Efficient quiver: leather "Arrows come in a leather quiver"

Boots: leather.

And so on.

On the other hand, most miscellaneous magic items have very few hit points.


Green slime is one of the most fun things for a GM to use. Green slime is explicitly described as devouring flesh and organic materials, so leather and other 'animal parts' like fat, muscle, hair/fur, are subject to it. Wax made from animal fat tallow could be dissolved, while other waxes might be resistant to it. Whether you want bone to be dissolved might be a GM choice. There could be a green-slime covered skeleton on the floor with no flesh left on it, or maybe over a period of time that is eaten away too. That part isn't described clearly.

There are also other problems; we know, for a fact, that green slime eats flesh and dissolves it, really fast, judging by how fast it can kill most creatures, however, since it's Con damage, technically it 'does nothing' to a zombie. Even though we know that a zombie is covered in flesh. So it should have some effect, even though the zombie doesn't worry about Con damage. Is it as simple as turning the zombie into a skeleton and using those stats? OR just... have a fleshless (or slime-covered) skeletal zombie, which could make for some fun mistaken identifies. "It's a skeleton, use bludgeoning attacks on it! Man, it's moving slow, though!"
This would be a similar case if you were to use stone to flesh to make a block of inert, lifeless flesh. It wouldn't just be immune to being devoured by green slime because it doesn't have a Con score. That clearly isn't the intent or description of green slime's effects, it's just clearly a case of not having to describe every single object/material/item/circumstance that might potentially exist in a world that can be made up to possess any possible object/material/item/circumstance that someone could possibly imagine.

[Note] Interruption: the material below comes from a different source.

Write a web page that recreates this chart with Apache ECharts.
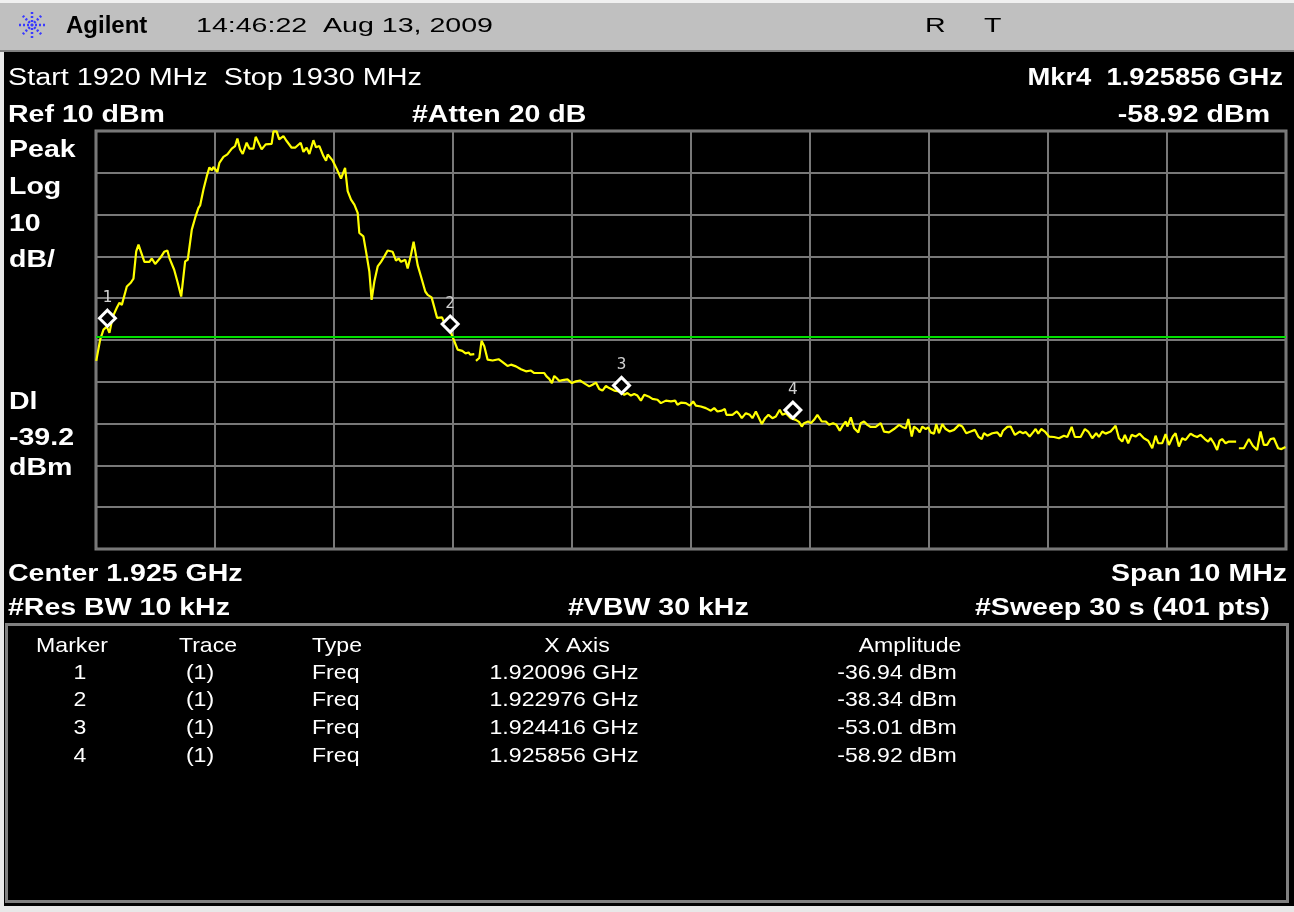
<!DOCTYPE html>
<html><head><meta charset="utf-8">
<script src="https://cdn.jsdelivr.net/npm/echarts@6/dist/echarts.min.js"></script>
<style>html,body{margin:0;padding:0;background:#fff}#c{width:1294px;height:912px}</style>
</head><body><div id="c"></div><script>
// ---- data ----
const traceFreq = [1920.002,1920.035,1920.063,1920.091,1920.113,1920.141,1920.175,1920.197,1920.217,1920.259,1920.292,1920.315,1920.338,1920.357,1920.380,1920.407,1920.449,1920.469,1920.497,1920.539,1920.573,1920.600,1920.617,1920.657,1920.684,1920.716,1920.749,1920.771,1920.805,1920.833,1920.861,1920.875,1920.903,1920.931,1920.953,1920.973,1920.987,1921.020,1921.037,1921.071,1921.104,1921.141,1921.169,1921.188,1921.211,1921.233,1921.266,1921.289,1921.323,1921.342,1921.371,1921.392,1921.426,1921.476,1921.491,1921.518,1921.539,1921.575,1921.602,1921.644,1921.673,1921.720,1921.743,1921.770,1921.793,1921.827,1921.849,1921.877,1921.911,1921.933,1921.947,1921.989,1922.022,1922.059,1922.093,1922.115,1922.143,1922.171,1922.199,1922.213,1922.247,1922.269,1922.297,1922.316,1922.339,1922.367,1922.395,1922.423,1922.451,1922.493,1922.521,1922.543,1922.563,1922.599,1922.619,1922.647,1922.669,1922.703,1922.731,1922.767,1922.787,1922.820,1922.843,1922.866,1922.908,1922.941,1922.983,1923.011,1923.039,1923.078,1923.106,1923.131,1923.145,1923.179,1923.186,1923.193,1923.221,1923.240,1923.263,1923.291,1923.333,1923.383,1923.417,1923.458,1923.487,1923.529,1923.571,1923.613,1923.655,1923.683,1923.725,1923.767,1923.786,1923.809,1923.831,1923.851,1923.870,1923.893,1923.920,1923.962,1923.999,1924.033,1924.067,1924.111,1924.145,1924.172,1924.201,1924.229,1924.256,1924.285,1924.313,1924.355,1924.397,1924.439,1924.466,1924.495,1924.523,1924.550,1924.579,1924.607,1924.643,1924.676,1924.718,1924.747,1924.789,1924.831,1924.867,1924.886,1924.915,1924.957,1924.990,1925.018,1925.041,1925.083,1925.125,1925.167,1925.195,1925.222,1925.259,1925.284,1925.298,1925.348,1925.385,1925.404,1925.427,1925.461,1925.494,1925.516,1925.545,1925.572,1925.595,1925.623,1925.651,1925.684,1925.713,1925.746,1925.768,1925.797,1925.839,1925.881,1925.908,1925.931,1925.950,1925.984,1926.007,1926.034,1926.062,1926.099,1926.133,1926.160,1926.194,1926.222,1926.250,1926.278,1926.301,1926.314,1926.343,1926.371,1926.406,1926.426,1926.454,1926.482,1926.510,1926.552,1926.594,1926.622,1926.664,1926.706,1926.749,1926.776,1926.805,1926.826,1926.855,1926.874,1926.902,1926.922,1926.944,1926.973,1926.994,1927.014,1927.042,1927.061,1927.084,1927.112,1927.140,1927.174,1927.210,1927.252,1927.280,1927.313,1927.350,1927.386,1927.414,1927.443,1927.462,1927.490,1927.532,1927.574,1927.602,1927.622,1927.658,1927.686,1927.722,1927.762,1927.790,1927.812,1927.846,1927.874,1927.896,1927.918,1927.943,1927.974,1928.008,1928.050,1928.092,1928.134,1928.162,1928.199,1928.226,1928.274,1928.310,1928.338,1928.372,1928.405,1928.428,1928.456,1928.484,1928.526,1928.568,1928.596,1928.624,1928.646,1928.674,1928.703,1928.736,1928.770,1928.806,1928.842,1928.876,1928.904,1928.926,1928.960,1928.988,1929.016,1929.049,1929.072,1929.100,1929.128,1929.156,1929.178,1929.198,1929.226,1929.253,1929.282,1929.318,1929.346,1929.366,1929.394,1929.421,1929.442,1929.463,1929.492,1929.520,1929.547,1929.581,1929.592,1929.604,1929.646,1929.688,1929.721,1929.757,1929.786,1929.814,1929.841,1929.870,1929.898,1929.934,1929.962,1929.996];
const traceAmp = [-45.0,-39.9,-37.5,-36.8,-38.3,-34.4,-32.3,-31.1,-31.6,-27.2,-26.3,-25.3,-18.8,-17.2,-19.1,-21.3,-21.3,-20.5,-21.8,-20.4,-18.9,-18.6,-20.4,-23.2,-26.0,-29.6,-21.2,-20.8,-13.6,-10.8,-8.4,-7.8,-4.0,-0.8,1.3,0.6,1.4,0.2,2.4,3.8,4.4,5.8,6.4,8.2,5.6,4.5,7.2,5.8,5.8,8.6,6.9,5.6,6.8,6.9,9.9,9.9,8.0,8.8,7.6,6.0,6.0,7.2,5.0,6.0,4.5,7.8,6.1,6.4,4.0,2.9,4.4,2.9,1.0,-1.4,1.2,-4.4,-6.4,-7.6,-9.6,-14.4,-15.2,-18.8,-23.6,-30.4,-26.0,-22.4,-21.3,-20.0,-18.6,-18.9,-21.0,-20.5,-21.3,-20.8,-22.9,-19.6,-16.5,-22.1,-24.8,-28.4,-29.2,-29.8,-32.2,-34.7,-34.6,-36.8,-38.3,-40.3,-42.3,-42.6,-43.2,-43.0,-43.5,-43.4,null,-45.0,-44.3,-40.2,-41.5,-44.7,-44.9,-44.6,-45.3,-46.2,-45.9,-46.3,-47.0,-47.5,-47.3,-47.9,-47.9,-47.9,-48.7,-49.3,-50.3,-48.6,-49.1,-49.8,-49.6,-49.4,-50.3,-49.9,-49.7,-50.5,-51.1,-50.7,-50.2,-51.7,-52.1,-51.0,-51.5,-52.1,-52.3,-53.1,-52.7,-53.3,-52.9,-53.3,-54.5,-53.1,-53.5,-54.1,-54.3,-55.1,-54.5,-54.7,-54.5,-55.5,-55.0,-55.1,-55.7,-54.7,-55.7,-55.9,-56.3,-56.9,-56.3,-57.1,-56.9,-56.5,-57.9,-57.9,-57.1,-57.7,-58.7,-57.5,-57.9,-58.7,-57.1,-58.7,-60.1,-58.7,-57.9,-58.7,-58.3,-56.7,-57.9,-57.5,-58.7,-59.1,-59.6,-60.7,-59.9,-59.5,-59.9,-59.1,-57.9,-59.5,-59.5,-60.3,-59.9,-60.3,-61.7,-60.3,-59.5,-60.7,-58.5,-61.1,-62.1,-59.9,-59.5,-60.3,-60.8,-60.8,-59.9,-61.9,-62.1,-61.3,-60.3,-60.8,-61.1,-58.9,-63.1,-60.7,-61.3,-62.1,-60.7,-61.3,-60.9,-62.1,-62.4,-60.1,-62.3,-60.1,-61.3,-61.9,-61.5,-60.3,-60.7,-62.3,-61.9,-61.5,-63.1,-63.7,-62.3,-62.9,-62.3,-62.1,-63.1,-61.7,-60.8,-60.7,-62.7,-61.9,-62.3,-62.0,-63.1,-62.1,-61.3,-62.4,-61.3,-61.9,-63.1,-63.2,-63.5,-62.9,-63.2,-60.8,-63.2,-63.2,-61.3,-61.9,-63.5,-62.3,-63.2,-61.9,-62.4,-61.9,-60.5,-63.5,-64.3,-62.7,-64.7,-62.7,-63.1,-62.4,-63.5,-64.1,-65.9,-62.9,-64.7,-64.7,-62.5,-65.1,-63.1,-62.3,-65.5,-63.5,-63.9,-63.1,-62.4,-62.9,-63.2,-62.7,-63.7,-64.3,-63.5,-64.7,-66.3,-64.1,-63.7,-64.7,-64.3,-64.3,-64.3,null,-65.9,-65.9,-63.7,-65.3,-66.3,-61.9,-65.1,-65.1,-63.7,-63.5,-65.9,-66.1,-65.6];

const markerNo = [1, 2, 3, 4];
const markerTrace = ['(1)', '(1)', '(1)', '(1)'];
const markerType = ['Freq', 'Freq', 'Freq', 'Freq'];
const markerFreqGHz = [1.920096, 1.922976, 1.924416, 1.925856];
const markerAmp = [-36.94, -38.34, -53.01, -58.92];
const tableHeaders = ['Marker', 'Trace', 'Type', 'X Axis', 'Amplitude'];

const startMHz = 1920, stopMHz = 1930;
const refLevel = 10, dbPerDiv = 10, divisions = 10;
const displayLine = -39.2;

// ---- rendering ----
const FONT = '"Liberation Sans", Arial, sans-serif';
function T(x, y, text, size, bold, align, color, sx) {
  return { type: 'text', x: x, y: y, scaleX: sx || 1.24, z: 20,
    style: { text: text, fill: color || '#fff', fontSize: size, fontWeight: bold ? 'bold' : 'normal',
      fontFamily: FONT, textAlign: align || 'left', textVerticalAlign: 'middle', align: align || 'left', verticalAlign: 'middle' } };
}

const chart = echarts.init(document.getElementById('c'), null, { renderer: 'canvas' });

const lineData = traceFreq.map((f, i) => [f, traceAmp[i] === null ? '-' : traceAmp[i]]);
const markData = markerFreqGHz.map((g, i) => [+(g * 1000).toFixed(3), markerAmp[i]]);

const graphics = [];
// header band
graphics.push({ type: 'rect', z: 1, shape: { x: 0, y: 0, width: 1294, height: 51 }, style: { fill: '#c0c0c0' } });
graphics.push({ type: 'line', z: 2, shape: { x1: 0, y1: 51, x2: 1294, y2: 51 }, style: { stroke: '#808080', lineWidth: 2 } });
// thin light frame around the screen capture
graphics.push({ type: 'rect', z: 2, shape: { x: 0, y: 0, width: 1294, height: 3 }, style: { fill: '#f0f0f0' } });
graphics.push({ type: 'rect', z: 2, shape: { x: 0, y: 52, width: 4, height: 860 }, style: { fill: '#e8e8e8' } });
graphics.push({ type: 'rect', z: 2, shape: { x: 0, y: 906, width: 1294, height: 6 }, style: { fill: '#e8e8e8' } });
// Agilent spark logo
const lcx = 32, lcy = 25;
[0, 45, 90, 135].forEach(a => {
  const r = a * Math.PI / 180, L = 13;
  graphics.push({ type: 'line', z: 3, shape: { x1: lcx - L * Math.cos(r), y1: lcy - L * Math.sin(r), x2: lcx + L * Math.cos(r), y2: lcy + L * Math.sin(r) },
    style: { stroke: '#3a3aff', lineWidth: 2.5, lineDash: [2, 2] } });
});
graphics.push(T(66, 26, 'Agilent', 24, true, 'left', '#000', 1.0));
graphics.push(T(196, 26, '14:46:22  Aug 13, 2009', 21, false, 'left', '#000', 1.36));
graphics.push(T(925, 26, 'R', 21, false, 'left', '#000', 1.36));
graphics.push(T(984, 26, 'T', 21, false, 'left', '#000', 1.36));

// annotation texts
const D = 3; // vertical nudge for 23px text
graphics.push(T(8, 76 + D, 'Start ' + startMHz + ' MHz  Stop ' + stopMHz + ' MHz', 23, false, 'left', '#fff', 1.25));
graphics.push(T(1283, 76 + D, 'Mkr' + markerNo[3] + '  ' + markerFreqGHz[3].toFixed(6) + ' GHz', 23, true, 'right', '#fff', 1.19));
graphics.push(T(8, 113 + D, 'Ref ' + refLevel + ' dBm', 23, true));
graphics.push(T(412, 113 + D, '#Atten 20 dB', 23, true));
graphics.push(T(1270, 113 + D, markerAmp[3].toFixed(2) + ' dBm', 23, true, 'right'));
graphics.push(T(9, 148 + D, 'Peak', 23, true));
graphics.push(T(9, 185 + D, 'Log', 23, true));
graphics.push(T(9, 222 + D, String(dbPerDiv), 23, true));
graphics.push(T(9, 258 + D, 'dB/', 23, true));
graphics.push(T(9, 400 + D, 'Dl', 23, true));
graphics.push(T(9, 436 + D, String(displayLine), 23, true));
graphics.push(T(9, 466 + D, 'dBm', 23, true));
graphics.push(T(8, 572 + D, 'Center 1.925 GHz', 23, true));
graphics.push(T(1287, 572 + D, 'Span 10 MHz', 23, true, 'right'));
graphics.push(T(8, 606 + D, '#Res BW 10 kHz', 23, true));
graphics.push(T(568, 606 + D, '#VBW 30 kHz', 23, true));
graphics.push(T(975, 606 + D, '#Sweep 30 s (401 pts)', 23, true));

// marker table
graphics.push({ type: 'rect', z: 5, shape: { x: 6.5, y: 624.5, width: 1281, height: 277 }, style: { fill: '#000', stroke: '#808080', lineWidth: 3 } });
const TS = 21, TSX = 1.1;
const colX = [72, 208, 337, 577, 910];
tableHeaders.forEach((h, i) => graphics.push(T(colX[i], 646, h, TS, false, 'center', '#fff', TSX)));
const rowY = [673, 700, 728, 756];
const rowX = [80, 200, 312, 564, 897];
markerNo.forEach((m, i) => {
  graphics.push(T(rowX[0], rowY[i], String(m), TS, false, 'center', '#fff', TSX));
  graphics.push(T(rowX[1], rowY[i], markerTrace[i], TS, false, 'center', '#fff', TSX));
  graphics.push(T(rowX[2], rowY[i], markerType[i], TS, false, 'left', '#fff', TSX));
  graphics.push(T(rowX[3], rowY[i], markerFreqGHz[i].toFixed(6) + ' GHz', TS, false, 'center', '#fff', TSX));
  graphics.push(T(rowX[4], rowY[i], markerAmp[i].toFixed(2) + ' dBm', TS, false, 'center', '#fff', TSX));
});

chart.setOption({
  animation: false,
  backgroundColor: '#000',
  graphic: { elements: graphics },
  grid: { left: 96, top: 131, width: 1190, height: 418, show: true, borderColor: '#808080', borderWidth: 3, backgroundColor: '#000' },
  xAxis: { type: 'value', min: startMHz, max: stopMHz, interval: (stopMHz - startMHz) / divisions,
    axisLine: { show: false }, axisTick: { show: false }, axisLabel: { show: false },
    splitLine: { show: true, lineStyle: { color: '#787878', width: 2 } } },
  yAxis: { type: 'value', min: refLevel - dbPerDiv * divisions, max: refLevel, interval: dbPerDiv,
    axisLine: { show: false }, axisTick: { show: false }, axisLabel: { show: false },
    splitLine: { show: true, lineStyle: { color: '#787878', width: 2 } } },
  series: [
    { type: 'line', data: lineData, showSymbol: false, symbol: 'none', connectNulls: false, z: 3,
      lineStyle: { color: '#ffff00', width: 2.2 },
      markLine: { silent: true, symbol: 'none', label: { show: false }, z: 4,
        lineStyle: { color: '#00e000', width: 2, type: 'solid' }, data: [{ yAxis: displayLine }] } },
    { type: 'scatter', data: markData, symbol: 'diamond', symbolSize: [16, 16], symbolOffset: [0, -9], z: 6,
      itemStyle: { color: '#000', borderColor: '#fff', borderWidth: 3, opacity: 1 },
      label: { show: true, position: 'top', distance: 3, formatter: p => String(markerNo[p.dataIndex]),
        color: '#d0d0d0', fontSize: 16, fontFamily: '"DejaVu Sans Mono", monospace' } }
  ]
});
</script></body></html>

This is just an example where you have to use common sense and look at the situation. Yes, leather objects can be devoured, no, there isn't a damage listed for anything other than wood or metal (except as Con damage). A common sense choice as a GM call (which I feel I must label it as such, since this is the Rules Forum) would be 1d6 damage to leather, flesh, or organic items that don't have Con scores. Your call on keeping or bypassing hardness, I'd say keep it.

In answer to your question, green slime has the potential to damage almost anything that falls into it that isn't made of stone, clay, or glass. Gemstones are also safe, being minerals in most cases (I would say even amber is safe, being created by an organic substance I believe it's transformed enough to be considered otherwise, like how a petrified tree would not count as a tree or wood.) Otherwise, it would have to be some other composite or manufactured material that isn't clearly metal, wood, or organic, like plastic or a special paint, plaster, or shellac/lacquer.

Sovereign Court

I'm not convinced that destroying all of someone's equipment within seconds was really intended for a CR 4 hazard.


Ascalaphus wrote:
I'm not convinced that destroying all of someone's equipment within seconds was really intended for a CR 4 hazard.

They forgot the zero after the 4.

Liberty's Edge

The items are slime.

Green slime is almost harder on a GM than players. Players have been automatically scraping green slime off in the first round for decades. Quite often the decision is at least a little from metagame knowlege.

As a GM you are supposed to have a creature react to what the creature knows, so when the PCs start bottling up the slime as grenade weapons or using touch of slime there is a very good chance that the NPC hit will not have the knowlege dungeneering needed to know how to get rid of green slime. When an opponent, that has not identified green slime, is hit with it in combat and suffers very little con damage on the first round, it likely would ignore the slime and possibly become unable to deal with it later.